We can now pull the needed data from the API - first the accident numbers:
variable_codes <- vars_acc$id[c(1, 3, 6)] # UHELDA, KLOK and Tid
variable_values <- list(c(1000, 2000), NA, NA) # all values for KLOK and Tid
# Construct the variable_input as a list of code-values pairs
variable_input <- purrr::map2(.x = variable_codes, .y = variable_values, .f = ~list(code = .x, values = .y))
# Get data
accidents <- get_data("uheld4", variables = variable_input)
#> Rows: 1350 Columns: 4
#> ── Column specification ────────────────────────────────────────────────────────
#> Delimiter: ";"
#> chr (2): UHELDA, KLOK
#> dbl (2): TID, INDHOLD
#>
#> ℹ Use `spec()` to retrieve the full column specification for this data.
#> ℹ Specify the column types or set `show_col_types = FALSE` to quiet this message.
head(accidents) %>% kable()
UHELDA | KLOK | TID | INDHOLD |
---|---|---|---|
Accidents involving persons influenced by alcohol | 00-01 | 1997 | 94 |
Accidents involving persons influenced by alcohol | 00-01 | 1998 | 85 |
Accidents involving persons influenced by alcohol | 00-01 | 1999 | 81 |
Accidents involving persons influenced by alcohol | 00-01 | 2000 | 87 |
Accidents involving persons influenced by alcohol | 00-01 | 2001 | 77 |
Accidents involving persons influenced by alcohol | 00-01 | 2002 | 91 |
and then the alcohol sales and consumption values:
variable_codes <- vars_alco$id
variable_values <- list(c("055", "09"), NA) # All values for Tid
# Construct the variable_input as a list of code-values pairs
variable_input <- purrr::map2(.x = variable_codes, .y = variable_values, .f = ~list(code = .x, values = .y))
# Get data
alcohol <- get_data("alko3", variables = variable_input)
#> Rows: 132 Columns: 3
#> ── Column specification ────────────────────────────────────────────────────────
#> Delimiter: ";"
#> chr (2): TYPE, INDHOLD
#> dbl (1): TID
#>
#> ℹ Use `spec()` to retrieve the full column specification for this data.
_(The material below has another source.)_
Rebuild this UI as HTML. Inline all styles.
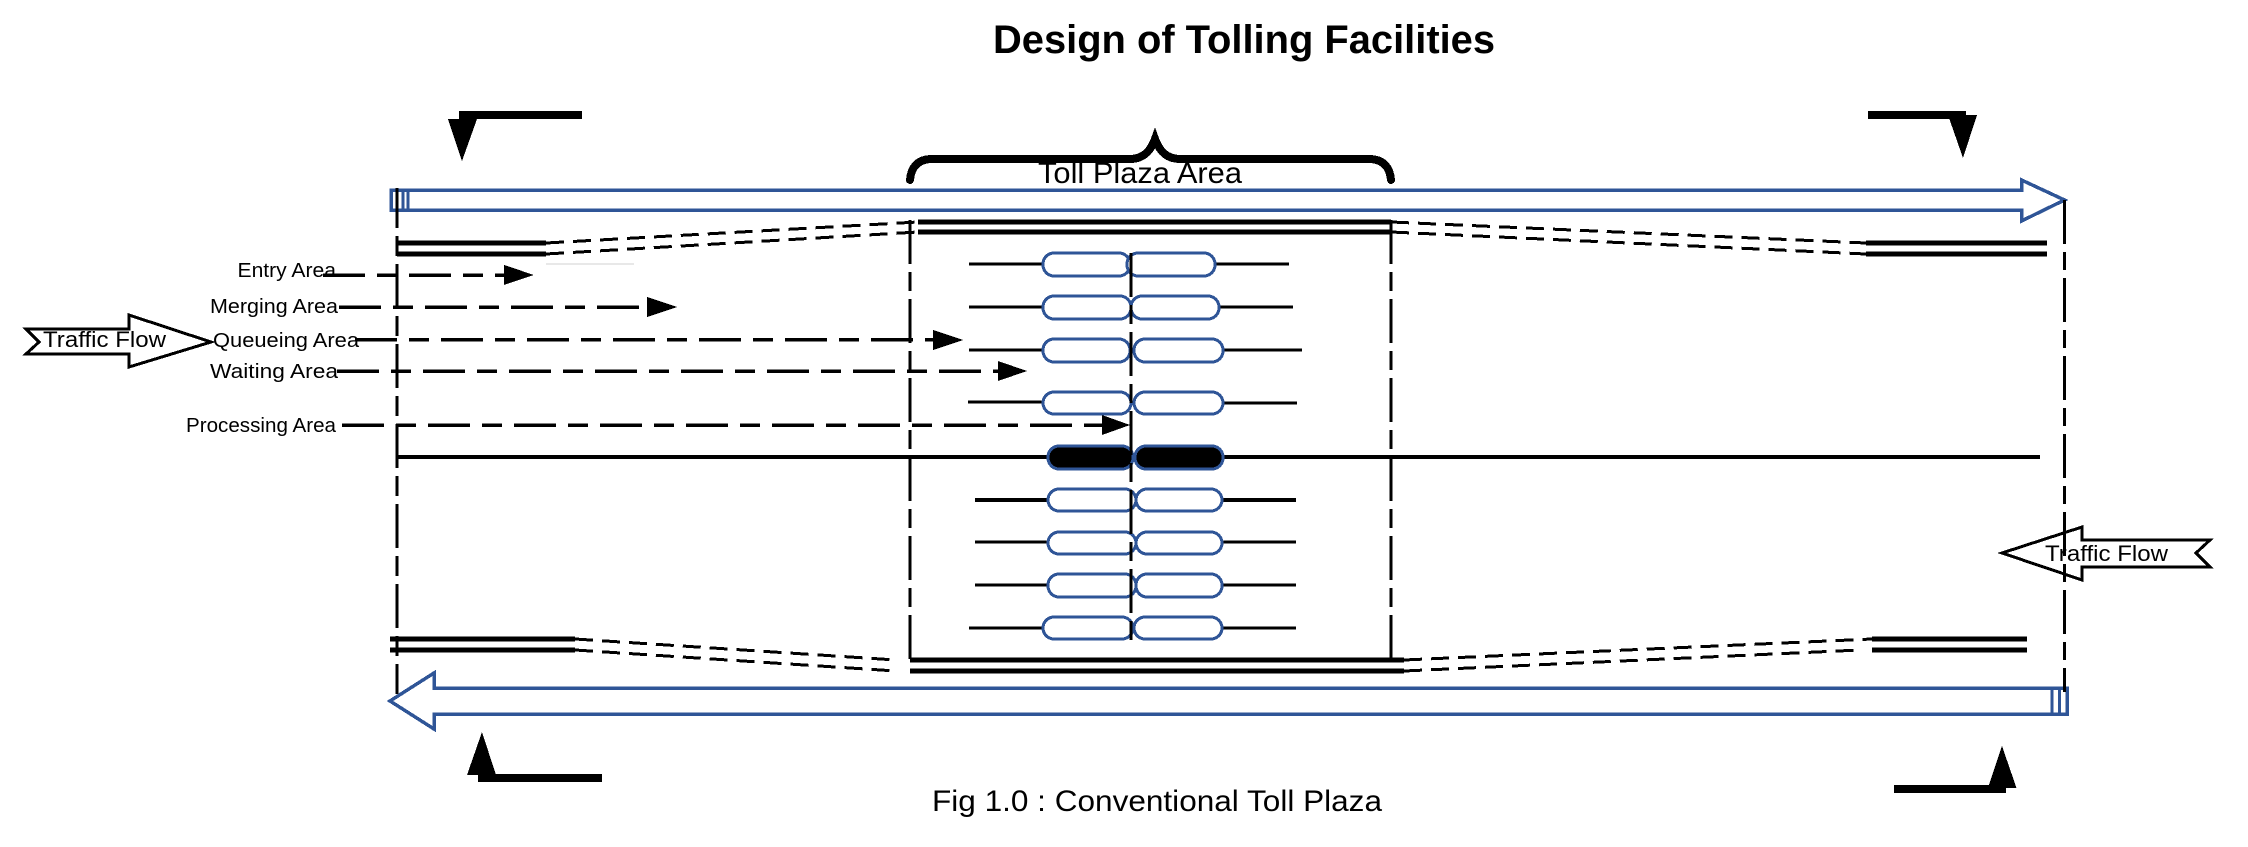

#> ℹ Specify the column types or set `show_col_types = FALSE` to quiet this message.
alcohol %>%
filter(INDHOLD != "..") %>% # the API returns ".." as missing values
head() %>%
kable()
TYPE | TID | INDHOLD |
---|---|---|
Consumption of lager equivalents, total, excl. tax free beer (index 2000=100) (alc. 4,6 vol.) (2000- | 2000 | 100 |
Consumption of lager equivalents, total, excl. tax free beer (index 2000=100) (alc. 4,6 vol.) (2000- | 2001 | 97 |
Consumption of lager equivalents, total, excl. tax free beer (index 2000=100) (alc. 4,6 vol.) (2000- | 2002 | 96 |
Consumption of lager equivalents, total, excl. tax free beer (index 2000=100) (alc. 4,6 vol.) (2000- | 2003 | 98 |
Consumption of lager equivalents, total, excl. tax free beer (index 2000=100) (alc. 4,6 vol.) (2000- | 2004 | 93 |
Consumption of lager equivalents, total, excl. tax free beer (index 2000=100) (alc. 4,6 vol.) (2000- | 2005 | 93 |
An interesting analysis would be to see at which time of day most accidents occur:
accidents_by_hour <- accidents %>%
filter(KLOK != "Not stated") %>%
group_by(UHELDA, KLOK) %>%
summarise(mean_accidents = mean(INDHOLD, na.rm = TRUE))
#> `summarise()` has grouped output by 'UHELDA'. You can override using the
#> `.groups` argument.
accidents_by_hour %>%
ggplot(aes(x = KLOK, y = mean_accidents, color = UHELDA, group = UHELDA)) +
geom_line() +
geom_point() +
theme_bw() +
theme(legend.position="top") +
labs(x = "Time of day", y = "Average annual accidents")
A pattern is quite clear: non-alcohol related accidents peak during commute hours in the morning and the afternoon, while alcohol related accidents are highest and almost equally likely between 6pm and 3am. It is important to note here that the values on the y-axis are total annual accidents for the average year between 1997 and 2018. So a value of e.g. 50, means that of all accidents in an average year 50 occurred in a given hour (summed over all days in the year) - so these are not average hourly accidents.